As the final seconds ticked away, Mike Brock whipped his scarf around his neck and turned around to Hildy during each stoppage.  Together they chanted, "Shutout, shutout, shutout."  She was pumping that stupid thermos and chanting on her own when there was a face off to Bunny's right with twenty-two seconds to go.  I crept up from my defense position hoping for a last chance to ruin the idiot savant's greedy shutout pleasure.  But, we lost the face off and I instinctively retreated to my defensive zone.

Scotty had the puck safely in front of Brock.  He advanced a couple of steps and with the boundless rush of victorious adrenalin coursing through his veins, he wound up and took a wicked slap shot.  I was twenty feet in front of my goalie as his Herculean missile came towards me. Half-heartedly, I stuck out my stick.  The puck solidly hit my stick and died.  In defeat with no ulterior motive, I hoisted the puck as high in the air as I could.  At the far end of the rink, with the clock dwindling down to single digit seconds, Brock had his mask off and his back turned to the action as he prematurely celebrated with Hildy.  There was a tiny space over his left shoulder and my lofted volley miraculously found it with seven seconds left.

While the Raccoons exalted their 4-1 victory and another championship at center ice, all that could be found of their sulking MVP was his scarf, in front of his abandoned net. I crossed paths with the tortured soul as he quickly exited and skulked back towards his car.  He looked like he might have been in shock, so I resisted the temptation to go into my own mock chant of; shutout, shutout, shutout.  Instead, I went with a (what can I say) grin and he ignored me.  I then watched him plop into his passenger seat with all his pads still on as Hildy angrily slammed his equipment bag into his trunk.

Once this year's NHL season officially gets underway, most fans will forget about losing the first three months of season.  Similarly, I'm certain everyone forgot how the IIHL's final playoff game ended in 1977...except three people.


Anonymous said...

Thanks for getting me back in the spirit of the hockey season. It was a great affectionate look at minor league hockey withal of the prerequisite oddball characters. And special kudos to you for using the official NHL approved lingo of ‘sweater’ not a jersey. Only a true fan knows that! GO San Jose Sharks --- SLW

Anonymous said...

Steve, got a chance read the story and two questions have to be asked; how did you play forward on a team that won 10-0 and not register either a goal or an assist and was scoring that last second goal to ruin the Idiot Savant's shutout better than sex? --- SKIP

Anonymous said...

Absolutely hilarious.

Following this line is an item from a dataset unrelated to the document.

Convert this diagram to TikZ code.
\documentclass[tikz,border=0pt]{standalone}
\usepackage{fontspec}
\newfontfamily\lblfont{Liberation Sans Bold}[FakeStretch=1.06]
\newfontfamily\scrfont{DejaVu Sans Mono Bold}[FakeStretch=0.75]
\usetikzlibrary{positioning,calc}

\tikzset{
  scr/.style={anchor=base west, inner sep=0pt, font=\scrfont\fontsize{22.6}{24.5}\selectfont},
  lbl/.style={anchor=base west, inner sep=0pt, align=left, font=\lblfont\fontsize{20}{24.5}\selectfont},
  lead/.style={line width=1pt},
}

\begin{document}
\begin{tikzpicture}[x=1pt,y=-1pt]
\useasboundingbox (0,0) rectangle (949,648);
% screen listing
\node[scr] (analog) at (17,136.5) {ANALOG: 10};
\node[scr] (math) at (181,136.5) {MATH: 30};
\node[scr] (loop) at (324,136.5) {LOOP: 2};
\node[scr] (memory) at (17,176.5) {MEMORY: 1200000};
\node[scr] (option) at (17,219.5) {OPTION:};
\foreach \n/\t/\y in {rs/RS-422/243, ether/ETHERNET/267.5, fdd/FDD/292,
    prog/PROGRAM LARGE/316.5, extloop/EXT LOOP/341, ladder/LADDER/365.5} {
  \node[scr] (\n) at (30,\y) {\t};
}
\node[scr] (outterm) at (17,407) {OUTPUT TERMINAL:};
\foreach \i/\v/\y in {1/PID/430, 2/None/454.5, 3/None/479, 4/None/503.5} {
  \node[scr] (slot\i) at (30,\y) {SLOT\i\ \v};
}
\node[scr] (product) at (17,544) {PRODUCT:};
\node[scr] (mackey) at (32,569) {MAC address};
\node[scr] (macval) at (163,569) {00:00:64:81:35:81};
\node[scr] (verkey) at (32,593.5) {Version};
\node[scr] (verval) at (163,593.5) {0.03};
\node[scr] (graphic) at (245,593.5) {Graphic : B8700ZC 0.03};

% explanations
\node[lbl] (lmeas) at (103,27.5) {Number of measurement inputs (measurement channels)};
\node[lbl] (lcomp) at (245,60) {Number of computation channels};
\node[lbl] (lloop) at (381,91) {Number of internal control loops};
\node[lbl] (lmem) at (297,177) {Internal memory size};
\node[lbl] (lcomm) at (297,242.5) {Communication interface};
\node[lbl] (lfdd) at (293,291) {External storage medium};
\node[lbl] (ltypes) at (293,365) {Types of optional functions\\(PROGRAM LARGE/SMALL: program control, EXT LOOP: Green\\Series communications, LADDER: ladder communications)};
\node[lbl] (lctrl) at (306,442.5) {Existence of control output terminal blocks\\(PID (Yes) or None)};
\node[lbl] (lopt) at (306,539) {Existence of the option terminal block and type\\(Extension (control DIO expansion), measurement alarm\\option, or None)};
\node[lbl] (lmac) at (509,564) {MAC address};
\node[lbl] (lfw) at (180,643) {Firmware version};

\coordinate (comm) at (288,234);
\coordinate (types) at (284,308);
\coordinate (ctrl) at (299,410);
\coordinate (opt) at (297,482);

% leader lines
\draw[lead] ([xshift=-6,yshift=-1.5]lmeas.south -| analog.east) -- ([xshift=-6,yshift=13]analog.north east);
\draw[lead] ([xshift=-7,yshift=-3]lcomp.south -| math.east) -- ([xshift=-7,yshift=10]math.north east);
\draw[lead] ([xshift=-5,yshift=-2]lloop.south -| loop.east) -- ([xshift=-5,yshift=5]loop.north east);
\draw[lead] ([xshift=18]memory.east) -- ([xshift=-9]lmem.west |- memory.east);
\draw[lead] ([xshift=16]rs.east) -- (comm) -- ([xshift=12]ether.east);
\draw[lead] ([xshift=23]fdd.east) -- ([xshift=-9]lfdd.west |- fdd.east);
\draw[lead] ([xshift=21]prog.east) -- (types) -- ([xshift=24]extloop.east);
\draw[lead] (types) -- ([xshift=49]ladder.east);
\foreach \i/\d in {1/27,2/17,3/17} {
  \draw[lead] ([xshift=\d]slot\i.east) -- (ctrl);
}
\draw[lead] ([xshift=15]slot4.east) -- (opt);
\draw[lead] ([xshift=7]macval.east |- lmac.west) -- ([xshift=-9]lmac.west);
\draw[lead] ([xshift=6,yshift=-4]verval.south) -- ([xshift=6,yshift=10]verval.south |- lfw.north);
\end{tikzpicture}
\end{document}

Brother, you knew I needed a laugh this week...Bunny the goalie...loved it. Steve, you're a natural writer, you the man. --- Charlieopera

Anonymous said...

I'm all revved up for some NHL hockey. This story was perfectly timed and very funny. The real name of the MP's cracked me up, you should have used it.

--- G-Man the Devils Fan

Anonymous said...

Hey Steve, IT's uncanny but I just had the impulse to search for "brooklyn raccoons street hockey" and your blog was top of list. I played for the Brooklyn Raccoons years back. Your blog describes how it was...rag tag teams playing in the little alcove with brick walls. First time ever sucker punched was in that area. Anyway, trying to locate some of my old teammates with no luck so far. Howard (Howie) Hymen, Marc Heital, Fred the goalie, Dave Goodman...had to remember lsat names. Would love to connect. Thanks DeanPenn.